18/06/2019

Uma Justiça, embuçadamente, postiça

Por Pedro Vieira Souza Santos

 

            Do latim justitia, deriva a então conhecida palavra justiça. Deveria, respeitando seu conceito, representar a faculdade de premiar ou punir, segundo o Direito. Além disso, trata-se de uma competência necessária para manutenção da ordem social, através da preservação dos direitos em sua forma legal. Contudo, nem sempre a justiça é, de fato, posta em prática. Quando isso acontece vem à tona o seu antônimo, isto é, a injustiça. E, mais importante do que uma mera definição da palavra, está sua tradução em atos práticos.

            No nosso cotidiano, se olharmos ao redor, não é difícil encontrarmos casos onde, literalmente, a injustiça se consolida. Numa visão macro, um exemplo notório está na desigualdade social impregnada cada vez mais no rodapé da sociedade brasileira. Segundo o Instituto Brasileiro de Economia da Fundação Getúlio Vargas, os mais ricos tiveram aumento de 3,3% de sua renda e os mais pobres, queda de 20%.

            Certamente é possível afirmar que hoje você se deparou com alguma situação de injustiça. E isso não é difícil de verificar. Nas manchetes de jornais um crime sem resposta; na calçada, um mendigo implora uma moeda; na fila de um hospital, uma aflita espera por atendimento; na tribuna, políticos gozam do foro privilegiado, mesmo diante de indícios de corrupção; na biblioteca de uma escola pública, alguns livros básicos não ocupam as estantes.
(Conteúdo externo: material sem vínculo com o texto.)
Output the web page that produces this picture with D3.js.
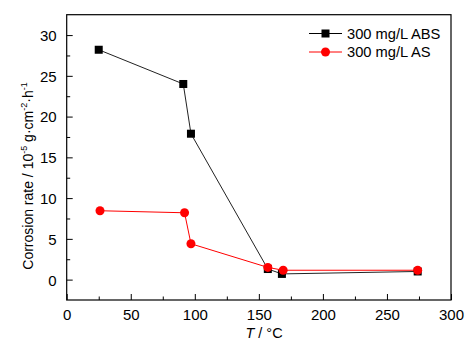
<!DOCTYPE html>
<html><head><meta charset="utf-8">
<script src="https://cdn.jsdelivr.net/npm/d3@7"></script>
<style>body{margin:0;background:#fff}svg{display:block}text{font-family:"Liberation Sans",Arial,sans-serif}</style>
</head><body><svg id="c" width="473" height="348"></svg>
<script>
const absT = [25, 91, 97, 157, 168, 274];
const absRate = [28.2, 24.0, 17.9, 1.3, 0.7, 1.0];
const asT = [26, 92, 97, 157, 169, 274];
const asRate = [8.45, 8.2, 4.4, 1.5, 1.15, 1.15];
const seriesNames = ["300 mg/L ABS", "300 mg/L AS"];
const xTicks = [0, 50, 100, 150, 200, 250, 300];
const yTicks = [0, 5, 10, 15, 20, 25, 30];

const svg = d3.select("#c");
const L = 66.7, R = 451, T = 14.7, B = 300;
const x = d3.scaleLinear().domain([0, 300]).range([L, R]);
const y = d3.scaleLinear().domain([-2.5, 32.5]).range([B, T]);

const xMinor = d3.range(25, 300, 50);
const yMinor = d3.range(2.5, 32.5, 5);
const gx = svg.append("g").attr("transform", `translate(0,${B})`);
gx.call(d3.axisBottom(x).tickValues(xMinor).tickSize(-3.5).tickFormat(""));
gx.append("g").call(d3.axisBottom(x).tickValues(xTicks).tickSize(-6).tickPadding(9));
const gy = svg.append("g").attr("transform", `translate(${L},0)`);
gy.call(d3.axisLeft(y).tickValues(yMinor).tickSize(-3.5).tickFormat(""));
gy.append("g").call(d3.axisLeft(y).tickValues(yTicks).tickSize(-6).tickPadding(10));
svg.selectAll(".domain").remove();
svg.selectAll(".tick line").attr("stroke", "#000").attr("stroke-width", 1);
svg.selectAll(".tick text").attr("font-size", 15).attr("fill", "#000")
  .attr("font-family", '"Liberation Sans",Arial,sans-serif');
gy.selectAll(".tick text").attr("dy", "0.36em");

svg.append("rect").attr("x", L).attr("y", T).attr("width", R - L).attr("height", B - T)
  .attr("fill", "none").attr("stroke", "#000").attr("stroke-width", 1.2);

const line = d3.line().x(d => x(d[0])).y(d => y(d[1]));
const absData = absT.map((t, i) => [t, absRate[i]]);
const asData = asT.map((t, i) => [t, asRate[i]]);

svg.append("path").datum(absData).attr("d", line).attr("fill", "none").attr("stroke", "#222").attr("stroke-width", 1);
svg.append("path").datum(asData).attr("d", line).attr("fill", "none").attr("stroke", "#f00").attr("stroke-width", 1);
svg.selectAll(".sq").data(absData).enter().append("rect")
  .attr("x", d => x(d[0]) - 4).attr("y", d => y(d[1]) - 4).attr("width", 8).attr("height", 8).attr("fill", "#000");
svg.selectAll(".ci").data(asData).enter().append("circle")
  .attr("cx", d => x(d[0])).attr("cy", d => y(d[1])).attr("r", 4.5).attr("fill", "#f00");

const leg = [{c: "#000", sq: true}, {c: "#f00", sq: false}];
leg.forEach((l, i) => {
  const yy = 33.5 + i * 18.5;
  svg.append("line").attr("x1", 309).attr("x2", 342).attr("y1", yy).attr("y2", yy).attr("stroke", l.c).attr("stroke-width", 1);
  if (l.sq) svg.append("rect").attr("x", 325.5 - 4).attr("y", yy - 4).attr("width", 8).attr("height", 8).attr("fill", l.c);
  else svg.append("circle").attr("cx", 325.5).attr("cy", yy).attr("r", 4.5).attr("fill", l.c);
  svg.append("text").attr("x", 347).attr("y", yy).attr("dy", "0.36em").attr("font-size", 14.7).text(seriesNames[i]);
});

const xt = svg.append("text").attr("x", 264).attr("y", 338).attr("text-anchor", "middle").attr("font-size", 14.5);
xt.append("tspan").attr("font-style", "italic").text("T");
xt.append("tspan").text(" / °C");

const yt = svg.append("text").attr("transform", "translate(33,176) rotate(-90)").attr("text-anchor", "middle").attr("font-size", 14);
yt.append("tspan").text("Corrosion rate / 10");
yt.append("tspan").attr("font-size", 9).attr("dy", -6).text("-5");
yt.append("tspan").attr("dy", 6).text(" g·cm");
yt.append("tspan").attr("font-size", 9).attr("dy", -6).text("-2");
yt.append("tspan").attr("dy", 6).text("·h");
yt.append("tspan").attr("font-size", 9).attr("dy", -6).text("-1");
</script></body></html>
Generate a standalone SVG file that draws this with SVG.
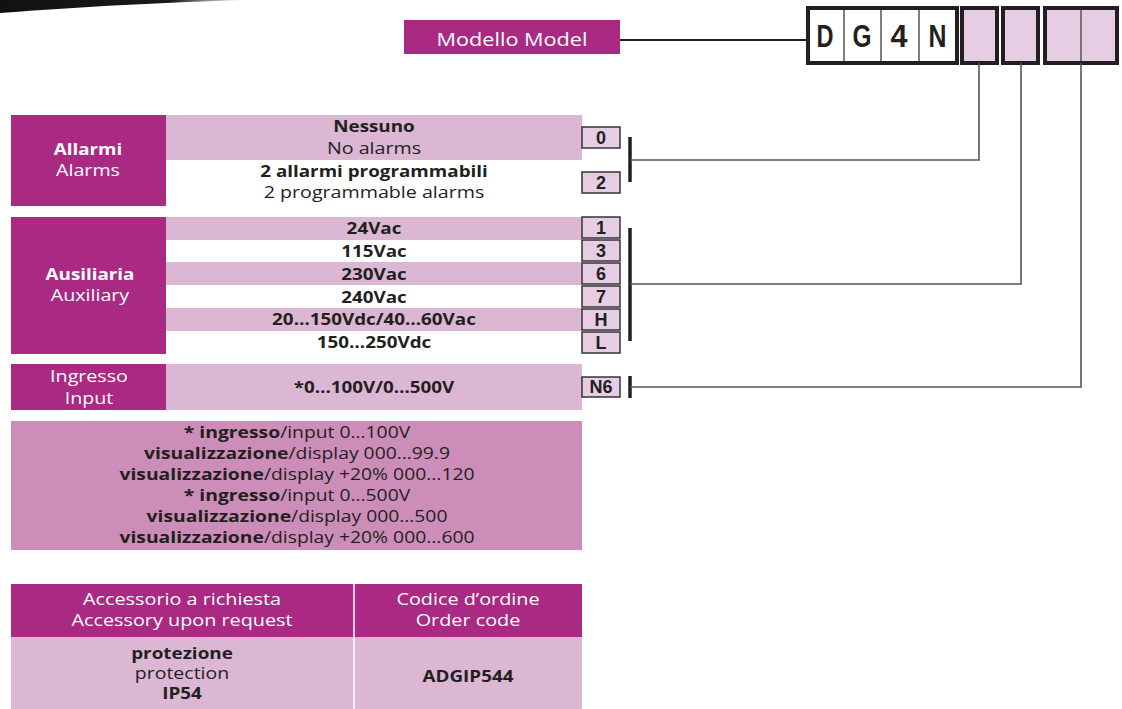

            São fatos que concordam com o pensamento de Terêncio que já questionava quanta injustiça e quanta maldade não fazemos por hábito! Como acreditar que há condições justas? Ariano Suassuna outrora citara que seria muito difícil vencer a injustiça secular, que dilacera o Brasil em dois países distintos: o país dos privilegiados e o país dos despossuídos.

            Aumentando a escala de observação, num contexto internacional, a injustiça disfarça-se em formas diferentes. De acordo com a Oxfam Internacional (organização que visa auxiliar na mitigação da desigualdade mundial) a Índia é um dos países mais desiguais do mundo, onde 10% dos mais ricos da população indiana detém 77% da riqueza nacional. Na África do Sul, o nível de desemprego está, assustadoramente, acima de 25% e a riqueza do país (ora convertida em poder) é mantida pela minoria branca. Na Etiópia, a expectativa de vida de um recém-nascido é de pouco mais de 65 anos, sendo que a de um alemão, por exemplo, chega a 81 anos.

            Hoje, uma em cada três pessoas que dividem o território conosco não tem acesso a água potável. E isso acarreta uma das formas mais claras de injustiça. Um dado que ilustra tal situação é de que, anualmente 297 mil crianças com idade abaixo de cinco anos morrem por diarreia associada à má qualidade da água e seus fatores intrínsecos.

            A (in)justiça, portanto, camufla-se em diversos formatos. Em Roma, a justiça é modelada por uma estátua de olhos vendados. Tal caracterização deveria, a princípio, remeter ao significado de que todos são iguais perante a lei ou ainda de que todos têm iguais direitos. Mas, atualmente, esse preceito esbarra na crescente alavancagem de ações injustas Mundo a fora. Para o Barão de Montesquieu a injustiça que se faz a um, é uma ameaça que se faz a todos.

            Mas, quem comete uma injustiça é sempre mais infeliz que o injustiçado, assim disse Platão. Tempos depois, o ilustre Rui Barbosa afirmara: “De tanto ver triunfar as nulidades; de tanto ver prosperar a desonra, de tanto ver crescer a injustiça. De tanto ver agigantarem-se os poderes nas mãos dos maus, o homem chega a desanimar-se da virtude, a rir-se da honra e a ter vergonha de ser honesto.”

            O fato é que devemos concordar com Henri Lacordaire, que afirmara que a injustiça atrai a injustiça. Nesse sentido, cabe a cada um de nós lutar por um Mundo mais justo. Sim, somos responsáveis diretos por permitir, aumentar ou eliminar (ao menos como objetivo maior) a injustiça cometida, explicitamente, diante de nós. Em suma, devemos entender, a priori, que a justiça deve ser a sanção das injustiças estabelecidas, como pregava Anatole France.